Article Nine of Japan’s pacifist constitution explicitly renounces war as an instrument of the state, and an overwhelming number of Japanese citizens’ support the pacifist policy. However, Abe regards the pacifist constitution as an unwanted legacy of the days of the American occupation and an obstacle preventing Japanese remilitarisation.

The force and sincerity of former Japanese Prime Minister Tomiichi Murayama’s heartfelt apology in 1995 – in which he expressed his “profound remorse for these acts of aggression, colonial rule and the like, which caused such unbearable suffering and sorrow for so many people” – has also been undermined by Prime Minister Abe’s action.

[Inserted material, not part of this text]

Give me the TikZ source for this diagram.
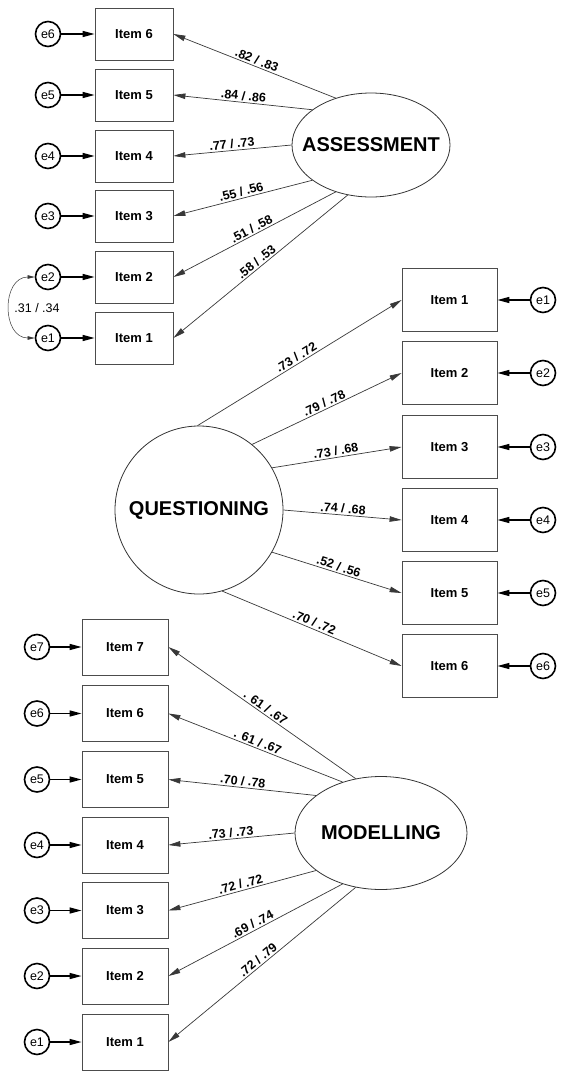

It is not surprising that a Pew survey found only 2 per cent of Koreans and 6 per cent of Chinese have accepted Japan’s apology. Korean and Chinese presidents have both refused to meet with Prime Minister Abe at a time when dialogue is needed to reduce the heightened tension in the region.

Abe’s decision to visit the controversial shrine at this critical junction is a highly provocative act. James Fallows of The Atlantic wrote: “In short, there is almost nothing a Japanese prime minister could have done that would have inflamed tempers more along the Japan-China-South Korea-US axis than to make this visit. And yet he went ahead.”

Japan has to come to terms with its past and reaffirm Prime Minister Murayama’s historic apology to the victims of the country’s aggression. Convicted war criminals have no place at a shrine that honours Japan’s fallen soldiers.